# Max weight for a Hobby



## 129446 (Nov 12, 2009)

Please can anyone tell me what the maximum weight allowable for a carrying a motorcycle/scooter including the rack for my Fiat Hobby 750 FMSE Tag axel.


----------



## Mashy (Apr 28, 2007)

*Max weight for Hobby*

You will have to weigh your vehicle first.
Weigh the front axle and then weigh the rear bogie.
It is best to weigh the vehicle in what could be termed as road ready ie with all you normally carry inc fuel and driver.
When you have the weight of the 2 rear axles together you can take this away from the plated rear axle weight and this will give you the allowed extra weight you can impose over the rear.
I have a hobby tag axle with a stainless steel bike carrier attached to the chassis with 2 electric bikes on it.
The vehicle is 4,600 kgs gross vehicle weight.
With bikes on board and full of water I am just within the gross weight and within the plated rear axle weights.
One point to be aware of is that you cannot just add the weight of your scooter and carrier together and use this as the "extra" weight over the rear because the real imposed weight will be greater because of overhang.
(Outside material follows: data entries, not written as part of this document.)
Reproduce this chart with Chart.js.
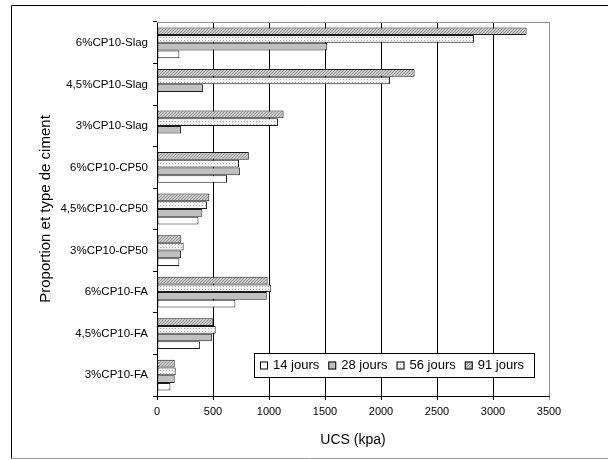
<!DOCTYPE html>
<html>
<head>
<meta charset="utf-8">
<script src="https://cdn.jsdelivr.net/npm/chart.js@4"></script>
<style>
  html, body { margin: 0; padding: 0; background: #fff; }
</style>
</head>
<body>
<canvas id="myChart" width="608" height="460"></canvas>
<script>
// categories, top to bottom as in the picture
let categories = [
  "6%CP10-Slag", "4,5%CP10-Slag", "3%CP10-Slag",
  "6%CP10-CP50", "4,5%CP10-CP50", "3%CP10-CP50",
  "6%CP10-FA", "4,5%CP10-FA", "3%CP10-FA"
];

// UCS (kpa) for each curing time
let jours14 = [200, null, null, 625, 370, 200, 700, 385, 120];
let jours28 = [1520, 410, 215, 740, 405, 215, 980, 490, 158];
let jours56 = [2830, 2080, 1080, 732, 446, 238, 1020, 524, 167];
let jours91 = [3300, 2300, 1130, 820, 467, 217, 988, 503, 158];

let seriesNames = ["14 jours", "28 jours", "56 jours", "91 jours"];
let xTicks = [0, 500, 1000, 1500, 2000, 2500, 3000, 3500];

let font = "'Liberation Sans', Arial, sans-serif";

// fill patterns like the old excel ones
function makePattern(size, bg, fg, pixels) {
  let c = document.createElement("canvas");
  c.width = size;
  c.height = size;
  let g = c.getContext("2d");
  g.fillStyle = bg;
  g.fillRect(0, 0, size, size);
  g.fillStyle = fg;
  pixels.forEach(p => g.fillRect(p[0], p[1], 1, 1));
  return g.createPattern(c, "repeat");
}
let ctx = document.getElementById("myChart").getContext("2d");
let hatch = makePattern(3, "#cacaca", "#969696", [[0, 2], [1, 1], [2, 0]]);
let dots = makePattern(3, "#f2f2f2", "#b0b0b0", [[1, 1]]);

let frame = {
  id: "frame",
  beforeDraw(chart) {
    let c = chart.ctx;
    c.save();
    c.fillStyle = "#fff";
    c.fillRect(0, 0, chart.width, chart.height);
    c.lineWidth = 1;
    c.strokeStyle = "#000";
    c.beginPath();
    c.moveTo(11.5, 459);
    c.lineTo(11.5, 5.5);
    c.lineTo(608, 5.5);
    c.stroke();
    c.strokeStyle = "#9a9a9a";
    c.beginPath();
    c.moveTo(11, 458.5);
    c.lineTo(608, 458.5);
    c.stroke();
    c.restore();
  },
  beforeDatasetsDraw(chart) {
    let a = chart.chartArea;
    let c = chart.ctx;
    c.save();
    c.strokeStyle = "#909090";
    c.lineWidth = 1;
    c.beginPath();
    c.moveTo(a.left, a.top + 0.5);
    c.lineTo(a.right, a.top + 0.5);
    c.stroke();
    c.restore();
  },
  afterDraw(chart) {
    // legend box inside the plot
    let c = chart.ctx;
    let sets = chart.data.datasets.slice().reverse();
    let left = 254, top = 353, w = 280, h = 24;
    c.save();
    c.fillStyle = "#fff";
    c.fillRect(left, top, w, h);
    c.strokeStyle = "#000";
    c.lineWidth = 1;
    c.strokeRect(left + 0.5, top + 0.5, w, h);
    c.font = "13px " + font;
    c.textBaseline = "middle";
    let x = left + 6;
    let cy = top + h / 2 + 0.5;
    sets.forEach(ds => {
      c.fillStyle = ds.backgroundColor;
      c.fillRect(x, cy - 4, 8, 8);
      c.strokeStyle = "#000";
      c.strokeRect(x + 0.5, cy - 3.5, 7, 7);
      x += 13;
      c.fillStyle = "#000";
      c.fillText(ds.label, x, cy);
      x += c.measureText(ds.label).width + 9;
    });
    c.restore();
  }
};

let barChart = new Chart(ctx, {
  type: "bar",
  data: {
    labels: categories,
    datasets: [
      { label: seriesNames[3], data: jours91, backgroundColor: hatch },
      { label: seriesNames[2], data: jours56, backgroundColor: dots },
      { label: seriesNames[1], data: jours28, backgroundColor: "#c0c0c0" },
      { label: seriesNames[0], data: jours14, backgroundColor: "#ffffff" }
    ].map(d => Object.assign(d, {
      borderColor: "#1a1a1a",
      borderWidth: 1,
      borderSkipped: false,
      categoryPercentage: 0.74,
      barPercentage: 1
    }))
  },
  options: {
    indexAxis: "y",
    responsive: false,
    animation: false,
    devicePixelRatio: 1,
    layout: { padding: { top: 22, right: 59, bottom: 0, left: 0 } },
    plugins: {
      legend: { display: false },
      tooltip: { enabled: false }
    },
    scales: {
      x: {
        min: 0,
        max: 3500,
        afterBuildTicks: axis => { axis.ticks = xTicks.map(v => ({ value: v })); },
        afterFit: axis => { axis.height = 64; },
        ticks: {
          color: "#000",
          font: { family: font, size: 11 },
          padding: 5,
          callback: v => String(v)
        },
        grid: {
          color: c => (c.tick && c.tick.value === 3500 ? "#909090" : "#000"),
          tickLength: 4
        },
        border: { color: "#000" },
        title: {
          display: true,
          text: "UCS (kpa)",
          color: "#000",
          font: { family: font, size: 14 },
          padding: { top: 0, bottom: 11 }
        }
      },
      y: {
        afterFit: axis => { axis.width = 157; },
        ticks: { color: "#000", font: { family: font, size: 11.5 }, padding: 5 },
        grid: { drawOnChartArea: false, tickLength: 4, color: "#000", offset: true },
        border: { color: "#000" },
        title: {
          display: true,
          text: "Proportion et type de ciment",
          color: "#000",
          font: { family: font, size: 15 },
          padding: { top: 37, bottom: 0 }
        }
      }
    }
  },
  plugins: [frame]
});
</script>
</body>
</html>
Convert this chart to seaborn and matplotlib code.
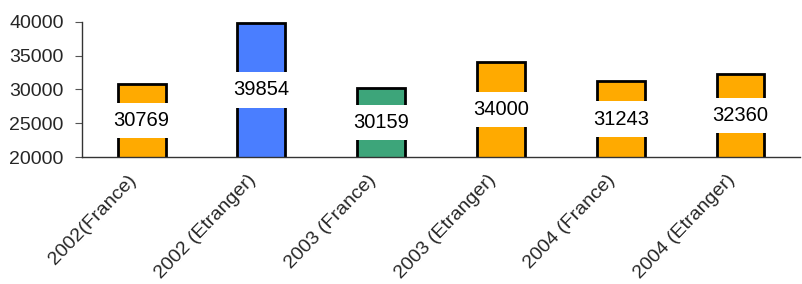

You can find a formula to work out the allowed imposed load. It may be on this forum if you do a search.
Hope this helps.
Mashy


----------



## gaspode (May 9, 2005)

Mashy is quite correct in his advice.
The formula for calculating the allowed load is indeed documented on MHF <<HERE>> however the limiting factor is often the maximum vertical loading limit of the towbar which is usually less than 100kgs unless the towbar is specifically intended for use with a scooter rack. This can effectively reduce the maximum weight of the scooter to 75kg or less.


----------